The subject of Scottish charms and amulets, although one of great
interest, has scarcely as yet been touched upon by antiquaries. With the
exception of two or three brief notices of individual charms, the only
special article of any importance is the paper of the late Sir James Young
Simpson, published in the fourth volume of our Proceedings. In the present
paper it is purposed to describe in detail all the known specimens of
Scottish amulets and charms, accompanied by such extracts from various
sources as are calculated to shed light on their uses and on the motives
which induced the people to believe that such objects possessed the power
to protect them from innumerable dangers, avert evil from themselves, or
cause evil in others.
Although the words amulet and charm, as now used, are synonymous, yet
each has its own clearly defined and distinct meaning.

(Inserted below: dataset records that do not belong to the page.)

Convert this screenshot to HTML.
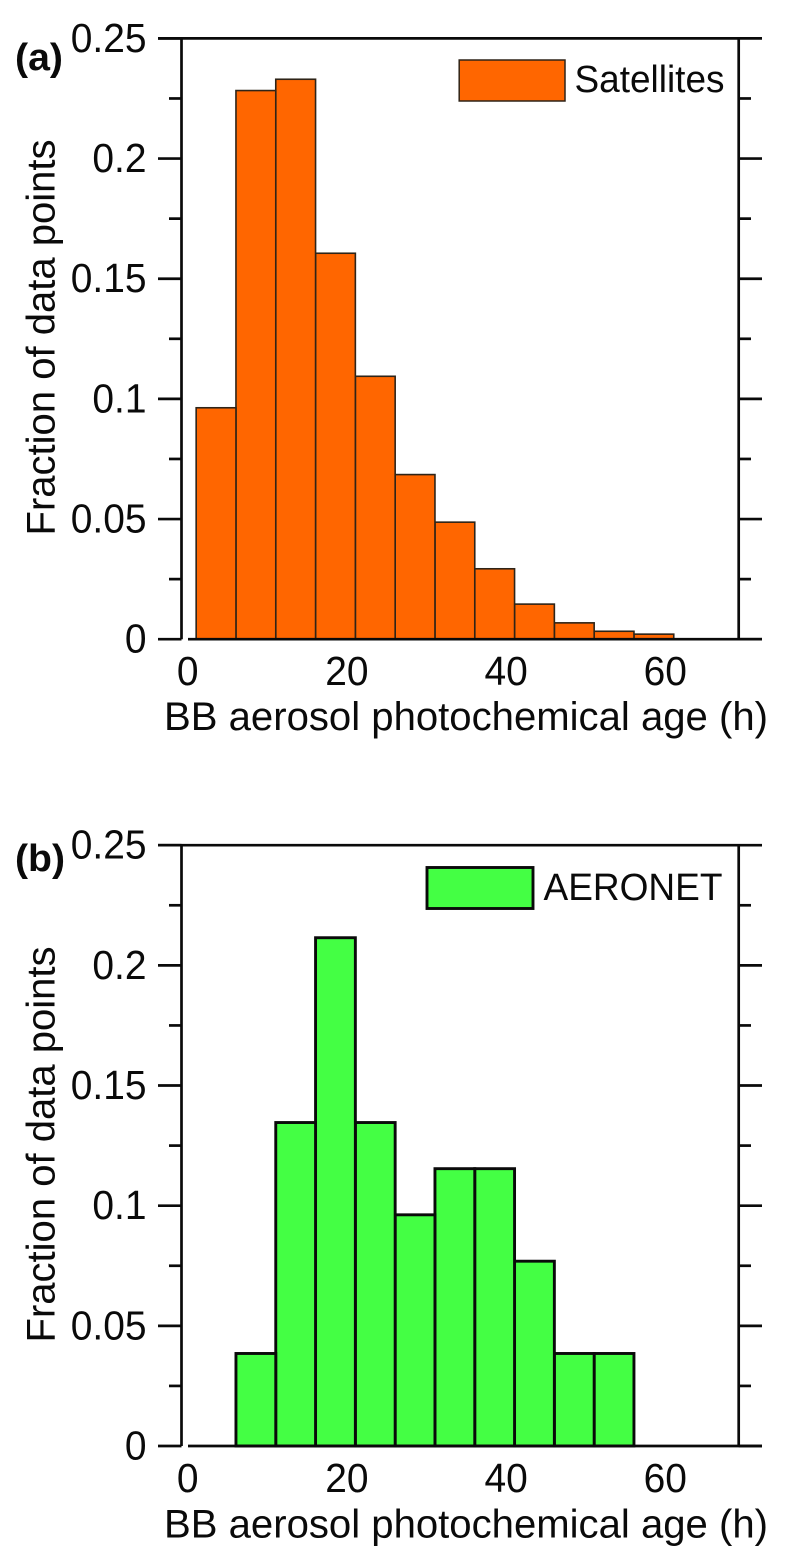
<!DOCTYPE html>
<html lang="en">
<head>
<meta charset="utf-8">
<title>BB aerosol photochemical age histograms</title>
<style>
  html, body { margin: 0; padding: 0; background: #fff; }
  svg { display: block; filter: blur(0.35px); }
  text { font-family: "Liberation Sans", Arial, sans-serif; fill: #0a0a0a; }
</style>
</head>
<body>
<svg id="figure" xmlns="http://www.w3.org/2000/svg" width="791" height="1568" viewBox="0 0 791 1568">
  <g id="panel-a">
    <text x="15" y="70" font-size="38" font-weight="bold" textLength="48" lengthAdjust="spacingAndGlyphs">(a)</text>
    <text transform="translate(54.5,535.5) rotate(-90)" font-size="40" textLength="396" lengthAdjust="spacingAndGlyphs">Fraction of data points</text>
    <text x="164" y="730" font-size="40" textLength="604" lengthAdjust="spacingAndGlyphs">BB aerosol photochemical age (h)</text>
    <rect x="459.2" y="60" width="105.8" height="41" fill="#ff6600" stroke="#2e2418" stroke-width="1.5"></rect>
    <text x="574.5" y="92" font-size="38" textLength="150" lengthAdjust="spacingAndGlyphs">Satellites</text>
  </g>
  <g id="panel-b">
    <text x="15" y="871" font-size="38" font-weight="bold" textLength="50" lengthAdjust="spacingAndGlyphs">(b)</text>
    <text transform="translate(54.5,1342.5) rotate(-90)" font-size="40" textLength="396" lengthAdjust="spacingAndGlyphs">Fraction of data points</text>
    <text x="164" y="1537.3" font-size="40" textLength="604" lengthAdjust="spacingAndGlyphs">BB aerosol photochemical age (h)</text>
    <rect x="427" y="867.5" width="106" height="41" fill="#44ff44" stroke="#0a0a0a" stroke-width="2.9"></rect>
    <text x="543.5" y="900" font-size="38" textLength="179" lengthAdjust="spacingAndGlyphs">AERONET</text>
  </g>
</svg>
<script>
// Histogram data
const binStarts = [1, 6, 11, 16, 21, 26, 31, 36, 41, 46, 51, 56, 61];
const binWidth = 5;
const satelliteFractions = [0.0963, 0.2283, 0.2330, 0.1606, 0.1094, 0.0685, 0.0487, 0.0293, 0.0146, 0.0068, 0.0033, 0.0021, 0];
const aeronetFractions = [0, 0.0385, 0.1346, 0.2115, 0.1346, 0.0962, 0.1154, 0.1154, 0.0769, 0.0385, 0.0385, 0, 0];
const yTickValues = [0, 0.05, 0.1, 0.15, 0.2, 0.25];
const yTickLabels = ['0', '0.05', '0.1', '0.15', '0.2', '0.25'];
const yMinorValues = [0.025, 0.075, 0.125, 0.175, 0.225];
const xTickValues = [0, 20, 40, 60];
const xTickLabels = ['0', '20', '40', '60'];

const svgNS = 'http://www.w3.org/2000/svg';
const axisWidth = 2.7;

function xScale(v) {
  return 188.2 + v * 7.96;
}
function yScaleFor(zeroY) {
  return function (v) {
    return zeroY - v * 2403.2;
  };
}
function line(parent, x1, y1, x2, y2, width, name) {
  const el = document.createElementNS(svgNS, 'line');
  el.setAttribute('x1', x1);
  el.setAttribute('y1', y1);
  el.setAttribute('x2', x2);
  el.setAttribute('y2', y2);
  el.setAttribute('stroke', '#0a0a0a');
  el.setAttribute('stroke-width', width);
  
  
  parent.appendChild(el);
}
function label(parent, x, y, anchor, content, name) {
  const el = document.createElementNS(svgNS, 'text');
  el.setAttribute('transform', 'translate(' + x + ',' + y + ') scale(0.95,1)');
  el.setAttribute('text-anchor', anchor);
  el.setAttribute('font-size', '41');
  
  
  el.textContent = content;
  parent.appendChild(el);
}
function drawPanel(panelId, prefix, zeroY, values, fill, stroke, strokeWidth) {
  const g = document.getElementById(panelId);
  const y = yScaleFor(zeroY);
  const left = 181.5;
  const right = 738.7;

  // bars, then baseline, then axes
  binStarts.forEach(function (start, i) {
    if (values[i] <= 0) return;
    const rect = document.createElementNS(svgNS, 'rect');
    rect.setAttribute('x', xScale(start));
    rect.setAttribute('y', y(values[i]));
    rect.setAttribute('width', xScale(start + binWidth) - xScale(start));
    rect.setAttribute('height', zeroY - y(values[i]));
    rect.setAttribute('fill', fill);
    rect.setAttribute('stroke', stroke);
    rect.setAttribute('stroke-width', strokeWidth);
    
    
    g.insertBefore(rect, g.firstChild);
  });

  line(g, 158, y(0.25), 762, y(0.25), axisWidth, prefix + '-top-axis');
  line(g, left, y(0.25), left, zeroY, axisWidth, prefix + '-left-axis');
  line(g, right, y(0.25), right, zeroY, axisWidth, prefix + '-right-axis');
  line(g, 188, zeroY, 762, zeroY, axisWidth, prefix + '-x-axis');

  yTickValues.forEach(function (v, i) {
    line(g, 158, y(v), left, y(v), axisWidth, prefix + '-y-major-tick-left');
    if (v < 0.25) {
      line(g, right, y(v), 762, y(v), axisWidth, prefix + '-y-major-tick-right');
    }
    label(g, 146.5, y(v) + 13.5, 'end', yTickLabels[i], prefix + '-y-tick-label');
  });
  yMinorValues.forEach(function (v) {
    line(g, 169, y(v), left, y(v), axisWidth, prefix + '-y-minor-tick-left');
    line(g, right, y(v), 751, y(v), axisWidth, prefix + '-y-minor-tick-right');
  });
  xTickValues.forEach(function (v, i) {
    label(g, xScale(v) - 0.5, zeroY + 46, 'middle', xTickLabels[i], prefix + '-x-tick-label');
  });
}

drawPanel('panel-a', 'satellites', 639.2, satelliteFractions, '#ff6600', '#2e2418', 1.6);
drawPanel('panel-b', 'aeronet', 1446, aeronetFractions, '#44ff44', '#0a0a0a', 2.9);
</script>
</body>
</html>
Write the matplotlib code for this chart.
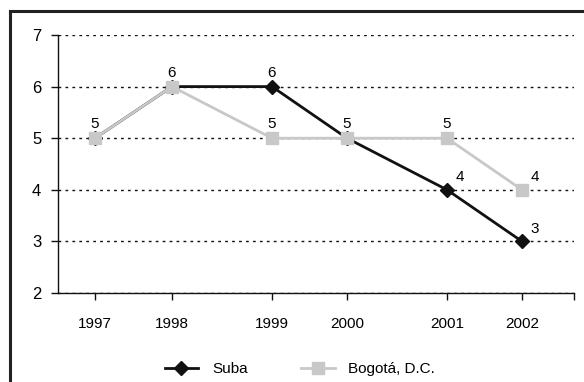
import matplotlib.pyplot as plt
from matplotlib.lines import Line2D

# datos
years = ['1997', '1998', '1999', '2000', '2001', '2002']
suba = [5, 6, 6, 5, 4, 3]
bogota = [5, 6, 5, 5, 5, 4]

# posiciones de las categorias (espaciado irregular como en el original)
xpos = [0.0, 0.77, 1.77, 2.52, 3.52, 4.27]

plt.rcParams['font.family'] = ['Liberation Sans', 'DejaVu Sans']

fig = plt.figure(figsize=(5.84, 3.82), dpi=100)
ax = fig.add_axes([58 / 584, 1 - 293 / 382, (574 - 58) / 584, (293 - 35) / 382])

c_suba = '#111111'
c_bog = '#c8c8c8'

ax.plot(xpos, suba, color=c_suba, lw=2, marker='D', ms=7, zorder=3)
ax.plot(xpos, bogota, color=c_bog, lw=2, marker='s', ms=8, zorder=4)

fs = 11


def etiqueta(x, v, lado):
    if lado == 'r':
        ax.annotate(str(v), (x, v), xytext=(6, 4), textcoords='offset points',
                    fontsize=fs, ha='left', va='bottom', zorder=6)
    else:
        ax.annotate(str(v), (x, v), xytext=(0, 5), textcoords='offset points',
                    fontsize=fs, ha='center', va='bottom', zorder=6)


# etiquetas de valores
for i, (x, v) in enumerate(zip(xpos, suba)):
    etiqueta(x, v, 'r' if i >= 4 else 'c')
for i, (x, v) in enumerate(zip(xpos, bogota)):
    if i in (0, 1, 3):
        continue
    etiqueta(x, v, 'r' if i == 5 else 'c')

ax.set_xlim(-0.37, 4.79)
ax.set_ylim(2, 7)
ax.set_yticks([2, 3, 4, 5, 6, 7])
ax.set_xticks(xpos)
ax.set_xticklabels(years)
ax.set_xticks([4.79], minor=True)
ax.tick_params(axis='x', which='both', direction='out', length=5, width=1,
               labelsize=fs, pad=12, color='#111111')
ax.tick_params(axis='y', direction='out', length=5, width=1, labelsize=12,
               pad=7, color='#111111')

for s in ['top', 'right']:
    ax.spines[s].set_visible(False)
for s in ['left', 'bottom']:
    ax.spines[s].set_color('#111111')
    ax.spines[s].set_linewidth(1)
ax.yaxis.grid(True, ls=(0, (2, 3)), color='#111111', lw=1)
ax.set_axisbelow(True)

ax.legend([Line2D([], [], color=c_suba, lw=2, marker='D', ms=7),
           Line2D([], [], color=c_bog, lw=2, marker='s', ms=8)],
          ['Suba', 'Bogotá, D.C.'], ncol=2, frameon=False,
          loc='center left', bbox_to_anchor=(157 / 584, 1 - 369 / 382),
          bbox_transform=fig.transFigure, fontsize=fs, borderpad=0,
          handlelength=2.2, columnspacing=3.5, handletextpad=0.9)

# marco exterior (cortado a la derecha y abajo)
fig.add_artist(Line2D([10 / 584, 1], [1 - 11 / 382] * 2, color='#222222', lw=2.2,
                      transform=fig.transFigure))
fig.add_artist(Line2D([10 / 584, 10 / 584], [0, 1 - 11 / 382], color='#222222',
                      lw=2.2, transform=fig.transFigure))

fig.savefig('out.png', dpi=100)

The earliest known writer who uses the word amulet is Pliny, and it is
employed by him with the same meaning that we attach to it, namely, as a
preservative against poison, witchcraft, and sorcery ("venoficiorum
amulets," Historia Naturalis, lib. nix, cap. xix). The derivation of the
word is not known, but by some a Latin origin is assigned to it as being
that "quod malum amolitur." By others the word is derived from amula, "vas
lustrale." The etymology from the Arabic himälah (= "that which is carried
") usually assigned to the word in modern dictionaries is wrong, the
resemblance between the two words being purely fortuitous.
The word charm, from the Latin carmen, a song, was in later times
understood to mean a form of words possessing some occult power for good
or evil, more often the former. Charms were of two kinds, written and
recited. Of the former, the toothache charms described below are typical
examples, and of the latter the Shetlandic incantation for the cure of a
sprained joint or sinew is an instance:-
"The Lord rade, and the foal slade;
He lighted, and he righted,
Set joint to joint, bone to bone,
And sinew to sinew, heal in the Holy Ghost’s name."